M. Füle a appelé Ankara à «s'engager davantage» afin de permettre l'ouverture de deux autres chapitres portant sur les droits fondamentaux, la justice, la liberté et la sécurité. «Cela prendra, nous l'espérons, moins de trois ans et demi», le délai depuis la dernière ouverture, a-t-il déclaré devant la presse.

M. Bagis a assuré qu'Ankara était prêt «pour le mariage, c'est-à-dire l'accession totale à l'UE» même si l'opinion turque souffre de «lassitude» ajoutant que «l'UE a besoin de la Turquie au moins autant que la Turquie a besoin de l'UE».

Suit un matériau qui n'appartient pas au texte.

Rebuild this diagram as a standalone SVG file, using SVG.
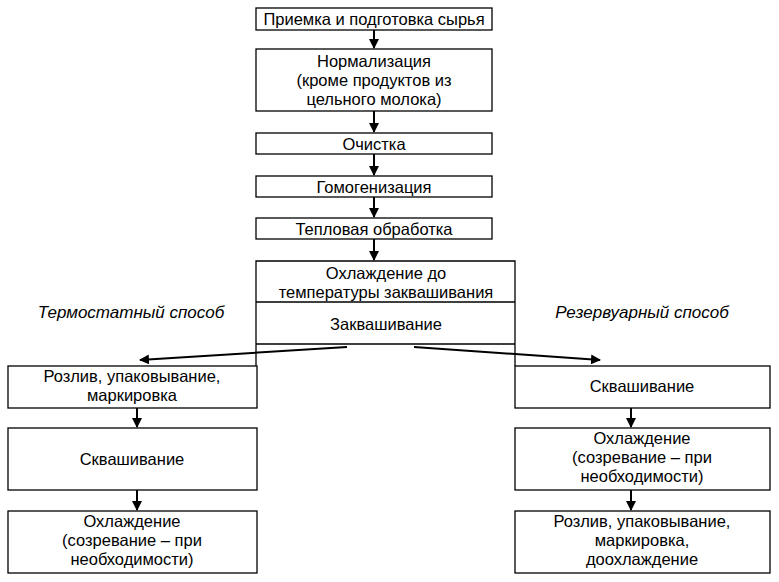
<svg xmlns="http://www.w3.org/2000/svg" width="779" height="582" viewBox="0 0 779 582">
<defs>
<style>
rect,.b{fill:#fff;stroke:#000;stroke-width:1.3}
text{font-family:"Liberation Sans",Arial,sans-serif;font-size:16.5px;text-anchor:middle;fill:#000}
.i{font-style:italic;font-size:17px}
.c line{stroke:#000;stroke-width:2}
</style>
<marker id="a" markerWidth="10" markerHeight="10" refX="9" refY="5" orient="auto" markerUnits="userSpaceOnUse"><path d="M0,0L10,5L0,10z" fill="#000"/></marker>
</defs>
<rect width="779" height="582" style="stroke:none"/>
<g id="n1"><rect x="256" y="8" width="236" height="22"/><text x="374" y="25">Приемка и подготовка сырья</text></g>
<g id="n2"><rect x="256" y="49" width="236" height="62"/><text x="374" y="67">Нормализация</text><text x="374" y="86">(кроме продуктов из</text><text x="374" y="105">цельного молока)</text></g>
<g id="n3"><rect x="256" y="133" width="236" height="21"/><text x="374" y="150">Очистка</text></g>
<g id="n4"><rect x="256" y="176" width="236" height="21"/><text x="374" y="193">Гомогенизация</text></g>
<g id="n5"><rect x="256" y="218" width="236" height="21"/><text x="374" y="235">Тепловая обработка</text></g>
<g id="n6"><path class="b" d="M256,366V261H515V366M256,302H515M256,344H515"/><text x="386" y="279">Охлаждение до</text><text x="386" y="298">температуры заквашивания</text><text x="386" y="330">Заквашивание</text></g>
<g id="lbl"><text class="i" x="131" y="318">Термостатный способ</text><text class="i" x="642" y="318">Резервуарный способ</text></g>
<g id="l1"><rect x="8" y="366" width="249" height="42"/><text x="132" y="382">Розлив, упаковывание,</text><text x="132" y="401">маркировка</text></g>
<g id="l2"><rect x="8" y="428" width="249" height="62"/><text x="132" y="465">Сквашивание</text></g>
<g id="l3"><rect x="8" y="511" width="249" height="62"/><text x="132" y="527">Охлаждение</text><text x="132" y="546">(созревание – при</text><text x="132" y="565">необходимости)</text></g>
<g id="r1"><rect x="515" y="366" width="255" height="42"/><text x="642" y="392">Сквашивание</text></g>
<g id="r2"><rect x="515" y="428" width="255" height="62"/><text x="642" y="444">Охлаждение</text><text x="642" y="463">(созревание – при</text><text x="642" y="482">необходимости)</text></g>
<g id="r3"><rect x="515" y="511" width="255" height="62"/><text x="642" y="527">Розлив, упаковывание,</text><text x="642" y="546">маркировка,</text><text x="642" y="565">доохлаждение</text></g>
<g class="c" marker-end="url(#a)">
<line x1="374" y1="30" x2="374" y2="48"/>
<line x1="374" y1="111" x2="374" y2="132"/>
<line x1="374" y1="154" x2="374" y2="175"/>
<line x1="374" y1="197" x2="374" y2="217"/>
<line x1="374" y1="239" x2="374" y2="260"/>
<line x1="347" y1="347" x2="140" y2="360"/>
<line x1="414" y1="347" x2="600" y2="360"/>
<line x1="137" y1="408" x2="137" y2="427"/>
<line x1="137" y1="490" x2="137" y2="510"/>
<line x1="631" y1="408" x2="631" y2="427"/>
<line x1="631" y1="490" x2="631" y2="510"/>
</g>
</svg>
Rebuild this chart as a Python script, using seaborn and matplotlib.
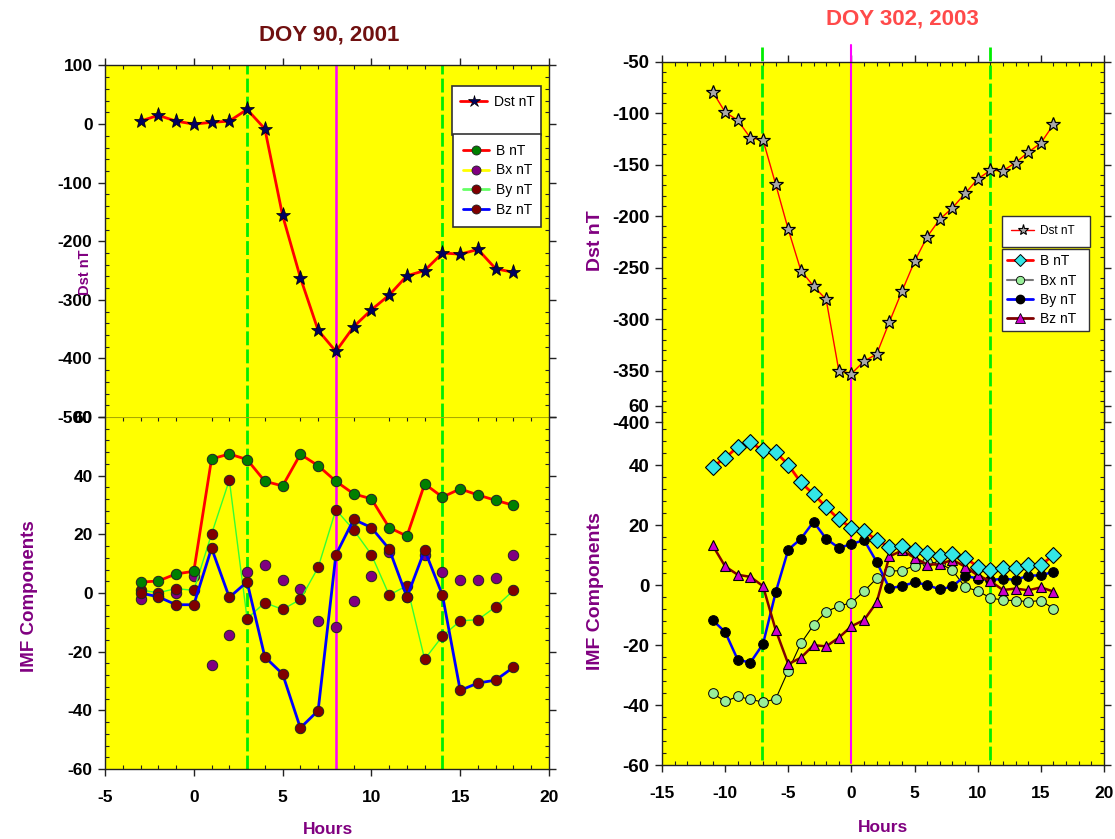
import numpy as np
import matplotlib
matplotlib.use("Agg")
import matplotlib.pyplot as plt
from matplotlib.lines import Line2D
from matplotlib.ticker import MultipleLocator
import seaborn as sns

# ---- DOY 90, 2001 (left) ----
hours_l = list(range(-3, 19))
dst_l = [5, 15, 5, 0, 3, 5, 25, -8, -156, -262, -352, -388, -346, -317,
         -292, -259, -250, -220, -222, -214, -247, -253]
b_l = [3.7, 4.1, 6.5, 7.4, 45.7, 47.4, 45.5, 38.1, 36.5, 47.3, 43.4, 38.1,
       33.8, 32.1, 22.3, 19.4, 37.2, 32.7, 35.5, 33.4, 31.6, 29.9]
bx_l = [-2.2, -1.0, 0.1, 5.8, -24.7, -14.2, 7.3, 9.5, 4.3, 1.4, -9.6, -11.7,
        -2.7, 5.9, 14.1, -1.4, 13.0, 7.3, 4.4, 4.4, 5.2, 13.0]
by_l = [1.0, 0.1, 1.5, 0.9, 20.1, 38.5, -8.7, -3.3, -5.6, -2.2, 8.7, 28.4,
        21.5, 13.1, -0.7, 2.5, -22.6, -14.7, -9.5, -9.1, -4.7, 0.9]
bz_l = [0.0, -1.3, -4.0, -4.0, 15.3, -1.5, 3.8, -21.8, -27.6, -46.0, -40.1,
        13.0, 25.1, 22.3, 15.0, -1.4, 14.6, -0.7, -33.2, -30.7, -29.7, -25.3]
vlines_l = [3, 14]
peak_l = 8

# ---- DOY 302, 2003 (right) ----
hours_r = list(range(-11, 17))
dst_r = [-79, -99, -107, -124, -126, -169, -213, -253, -268, -281, -350, -353,
         -341, -334, -303, -273, -244, -220, -203, -192, -178, -164, -155.5,
         -156, -148, -138, -129, -111]
b_r = [39.5, 42.5, 46.2, 47.7, 45.0, 44.5, 40.2, 34.3, 30.4, 26.1, 22.0, 19.2,
       18.2, 15.0, 12.9, 13.0, 11.8, 10.6, 9.9, 10.5, 9.2, 6.2, 5.1, 5.7, 5.8,
       6.8, 6.8, 10.0]
bx_r = [-36.0, -38.8, -37.1, -38.1, -39.0, -38.0, -28.5, -19.4, -13.3, -8.8,
        -7.0, -5.8, -2.0, 2.3, 4.7, 4.9, 6.5, 7.8, 7.3, 5.0, -0.6, -1.9, -4.2,
        -5.0, -5.1, -5.5, -5.1, -7.8]
by_r = [-11.6, -15.6, -24.9, -25.8, -19.6, -2.4, 11.9, 15.5, 21.2, 15.5, 12.5,
        13.7, 15.1, 7.8, -1.0, -0.3, 1.0, 0.1, -1.4, -0.4, 3.2, 2.2, 1.7, 2.2,
        1.8, 3.2, 3.3, 4.5]
bz_r = [13.4, 6.3, 3.5, 2.8, -0.3, -14.9, -26.3, -24.2, -20.0, -20.4, -17.5,
        -13.7, -11.6, -5.7, 9.6, 11.6, 9.2, 6.9, 7.0, 8.5, 6.2, 3.3, 1.4, -1.6,
        -1.1, -1.7, -0.7, -2.1]
vlines_r = [-7.1, 11]
peak_r = 0

sns.set_style("ticks")
plt.rcParams['font.family'] = ['Liberation Sans', 'DejaVu Sans']
plt.rcParams['font.weight'] = 'bold'
plt.rcParams['axes.unicode_minus'] = False
plt.rcParams['text.color'] = 'black'
plt.rcParams['xtick.color'] = '#222222'
plt.rcParams['ytick.color'] = '#222222'
plt.rcParams['xtick.labelcolor'] = 'black'
plt.rcParams['ytick.labelcolor'] = 'black'

W, H = 1115, 839
fig = plt.figure(figsize=(W / 100, H / 100), dpi=100)


def rect(x0, x1, y0, y1):
    return [x0 / W, 1 - y1 / H, (x1 - x0) / W, (y1 - y0) / H]


YEL = '#ffff00'
PURPLE = '#800080'


def style(ax, xmin, xmaj, ymin, ymaj, size, top=True, bottom=True):
    ax.set_facecolor(YEL)
    ax.xaxis.set_major_locator(MultipleLocator(xmaj))
    ax.xaxis.set_minor_locator(MultipleLocator(xmin))
    ax.yaxis.set_major_locator(MultipleLocator(ymaj))
    ax.yaxis.set_minor_locator(MultipleLocator(ymin))
    ax.tick_params(which='major', direction='out', length=5, width=1,
                   left=True, right=True, top=top, bottom=bottom,
                   labelsize=size, pad=4)
    ax.tick_params(which='minor', direction='in', length=3, width=0.8,
                   left=True, right=True, top=top, bottom=bottom)
    ax.tick_params(axis='x', pad=10, labelsize=12.5)
    for s in ax.spines.values():
        s.set_color('#222222')
        s.set_linewidth(1)
    ax.set_xlabel('')
    ax.set_ylabel('')


# ================= LEFT =================
axl_b = fig.add_axes(rect(105, 549, 417, 769))
axl_t = fig.add_axes(rect(105, 549, 65.5, 417))

sns.lineplot(x=hours_l, y=dst_l, ax=axl_t, color='red', lw=2, marker='*',
             ms=11, mfc='#000060', mec='black', mew=0.5, zorder=4)
sns.lineplot(x=hours_l, y=bx_l, ax=axl_b, color=YEL, lw=1.5, marker='o',
             ms=7.5, mfc=PURPLE, mec='#222222', mew=0.7, zorder=3)
sns.lineplot(x=hours_l, y=by_l, ax=axl_b, color='#33ff33', lw=1, marker='o',
             ms=7.5, mfc='#800000', mec='#222222', mew=0.7, zorder=3)
sns.lineplot(x=hours_l, y=bz_l, ax=axl_b, color='#0000ff', lw=2, marker='o',
             ms=7.5, mfc='#800000', mec='#222222', mew=0.7, zorder=3)
sns.lineplot(x=hours_l, y=b_l, ax=axl_b, color='red', lw=2, marker='o',
             ms=7.5, mfc='#008000', mec='#222222', mew=0.7, zorder=3)

for ax in (axl_t, axl_b):
    for v in vlines_l:
        ax.axvline(v, color='#00ee00', lw=2, dashes=(5, 1.5), zorder=2)
    ax.axvline(peak_l, color='#ff00ff', lw=1.8, zorder=2)
    ax.set_xlim(-5, 20)

axl_t.set_ylim(-500, 100)
axl_b.set_ylim(-60, 60)
style(axl_t, 1, 5, 20, 100, 12.5, top=True, bottom=False)
style(axl_b, 1, 5, 4, 20, 12.5, top=True, bottom=True)
axl_t.tick_params(labelbottom=False)
axl_t.spines['bottom'].set_visible(False)
axl_b.spines['top'].set_color('#aaaa00')
axl_b.spines['top'].set_linewidth(0.8)
axl_b.tick_params(which='major', top=False)

# ================= RIGHT =================
axr_b = fig.add_axes(rect(662, 1104, 405.5, 765))
axr_t = fig.add_axes(rect(662, 1104, 61.7, 422))

sns.lineplot(x=hours_r, y=dst_r, ax=axr_t, color='red', lw=1, marker='*',
             ms=10, mfc='#a8a8a8', mec='black', mew=0.9, zorder=4)
sns.lineplot(x=hours_r, y=b_r, ax=axr_b, color='red', lw=2, marker='D',
             ms=8, mfc='#33e6e6', mec='black', mew=0.8, zorder=4)
sns.lineplot(x=hours_r, y=bx_r, ax=axr_b, color='black', lw=0.8, marker='o',
             ms=7, mfc='#99ee99', mec='black', mew=0.7, zorder=3)
sns.lineplot(x=hours_r, y=by_r, ax=axr_b, color='#0000ff', lw=1.8, marker='o',
             ms=7, mfc='black', mec='black', mew=0.7, zorder=3)
sns.lineplot(x=hours_r, y=bz_r, ax=axr_b, color='#800000', lw=1.8, marker='^',
             ms=7.5, mfc='#cc00cc', mec='black', mew=0.8, zorder=3)

for v in vlines_r:
    axr_t.axvline(v, ymin=0, ymax=1.047, color='#00ee00', lw=2,
                  dashes=(5, 1.5), zorder=2, clip_on=False)
    axr_b.axvline(v, ymin=0.015, ymax=1, color='#00ee00', lw=2,
                  dashes=(5, 1.5), zorder=2)
axr_t.axvline(peak_r, ymin=0, ymax=1.045, color='#ff00ff', lw=1.5, zorder=2,
              clip_on=False)
axr_b.axvline(peak_r, ymin=0.005, ymax=1, color='#ff00ff', lw=1.5, zorder=2)

for ax in (axr_t, axr_b):
    ax.set_xlim(-15, 20)
axr_t.set_ylim(-400, -50)
axr_b.set_ylim(-60, 60)
style(axr_t, 1, 5, 10, 50, 13.5, top=True, bottom=False)
style(axr_b, 1, 5, 4, 20, 13.5, top=False, bottom=True)
axr_t.tick_params(labelbottom=False)
axr_t.spines['bottom'].set_visible(False)
axr_b.spines['top'].set_visible(False)

# ================= LEGENDS =================
leg_kw = dict(loc='upper left', mode='expand', frameon=True, fancybox=False,
              framealpha=1, edgecolor='#333333', borderaxespad=0,
              handlelength=1.9, handletextpad=0.5,
              bbox_transform=fig.transFigure)


def fbox(x0, x1, y0):
    return (x0 / W, 1 - y0 / H, (x1 - x0) / W, 1e-4)


blank = Line2D([], [], linestyle='none')
h_dst_l = Line2D([], [], color='red', lw=2, marker='*', ms=9, mfc='#000060',
                 mec='black', mew=0.5)
lg1 = fig.legend([h_dst_l, blank], ['Dst nT', ' '], bbox_to_anchor=fbox(452, 541, 86.5),
                 prop={'weight': 'normal', 'size': 10}, borderpad=0.6,
                 labelspacing=0.3, **leg_kw)
lg1.get_frame().set_linewidth(1.2)
h_l = [Line2D([], [], color=c, lw=2, marker='o', ms=6.5, mfc=f, mec='#222222', mew=0.6)
       for c, f in [('red', '#008000'), (YEL, PURPLE), ('#66ff66', '#800000'),
                    ('#0000ff', '#800000')]]
lg2 = fig.legend(h_l, ['B nT', 'Bx nT', 'By nT', 'Bz nT'],
                 bbox_to_anchor=fbox(453, 541, 134), prop={'weight': 'normal', 'size': 10},
                 borderpad=0.7, labelspacing=0.42, **leg_kw)
lg2.get_frame().set_linewidth(1.2)

h_dst_r = Line2D([], [], color='red', lw=1, marker='*', ms=8, mfc='#a8a8a8',
                 mec='black', mew=0.8)
lg3 = fig.legend([h_dst_r], ['Dst nT'], bbox_to_anchor=fbox(1002, 1090, 216),
                 prop={'weight': 'normal', 'size': 8.5}, borderpad=0.8,
                 labelspacing=0.3, **leg_kw)
h_r = [Line2D([], [], color='red', lw=2, marker='D', ms=6.5, mfc='#33e6e6', mec='black', mew=0.7),
       Line2D([], [], color='#777777', lw=1.5, marker='o', ms=6, mfc='#99ee99', mec='black', mew=0.6),
       Line2D([], [], color='#0000ff', lw=2, marker='o', ms=6, mfc='black', mec='black'),
       Line2D([], [], color='#800000', lw=2, marker='^', ms=6.5, mfc='#cc00cc', mec='black', mew=0.6)]
lg4 = fig.legend(h_r, ['B nT', 'Bx nT', 'By nT', 'Bz nT'],
                 bbox_to_anchor=fbox(1002, 1089, 249.5), prop={'weight': 'normal', 'size': 10},
                 borderpad=0.35, labelspacing=0.38, **leg_kw)

# ================= TEXT =================
fig.text(329 / W, 1 - 35 / H, 'DOY 90, 2001', color='#701010', fontsize=16,
         fontweight='bold', ha='center', va='center')
fig.text(902 / W, 1 - 19 / H, 'DOY 302, 2003', color='#ff4a4a', fontsize=16,
         fontweight='bold', ha='center', va='center')
lab = dict(color=PURPLE, fontweight='bold', ha='center', va='center', rotation=90)
fig.text(85 / W, 1 - 272 / H, 'Dst nT', fontsize=10.5, **lab)
fig.text(30 / W, 1 - 596 / H, 'IMF Components', fontsize=13.5, **lab)
fig.text(595 / W, 1 - 241 / H, 'Dst nT', fontsize=14, **lab)
fig.text(595 / W, 1 - 591 / H, 'IMF Components', fontsize=14, **lab)
fig.text(328 / W, 1 - 829 / H, 'Hours', color=PURPLE, fontsize=12.5,
         fontweight='bold', ha='center', va='center')
fig.text(883 / W, 1 - 828 / H, 'Hours', color=PURPLE, fontsize=12.5,
         fontweight='bold', ha='center', va='center')

fig.savefig('out.png', dpi=100)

Le ministre turc a notamment souligné la levée du blocage par Paris des négociations engagé par le prédécesseur de François Hollande, Nicolas Sarkozy. «Les relations entre la France et la Turquie sont devenues florissantes», a-t-il précisé, en espérant que M. Hollande, prochainement attendu à Ankara, lèvera «le blocage sur quatre autres chapitres».

Dans son rapport de suivi publié en octobre, la Commission européenne avait dénoncé le «recours excessif à la force de la police» à Istanbul en juin, tout en saluant les «pas importants» faits malgré tout par le pays en matière de démocratie.

La Turquie est officiellement candidate depuis 1999, mais le processus de négociations, engagé en 2005, s'avère le plus lent jamais mené par l'UE avec un aspirant à l'adhésion. Sur les 35 chapitres de négociations, quatorze ont été ouverts et un seul a jusqu'ici pu être bouclé. L'UE a en outre gelé des pans entiers de négociations face au refus de la Turquie d'élargir à la République de Chypre, membre de l'UE, le bénéfice des accords de libre circulation qui la lient au bloc européen.

M. Bagis s'est déclaré «optimiste» sur la relance des négociations entre les deux parties de Chypre ainsi qu'avec la Grèce.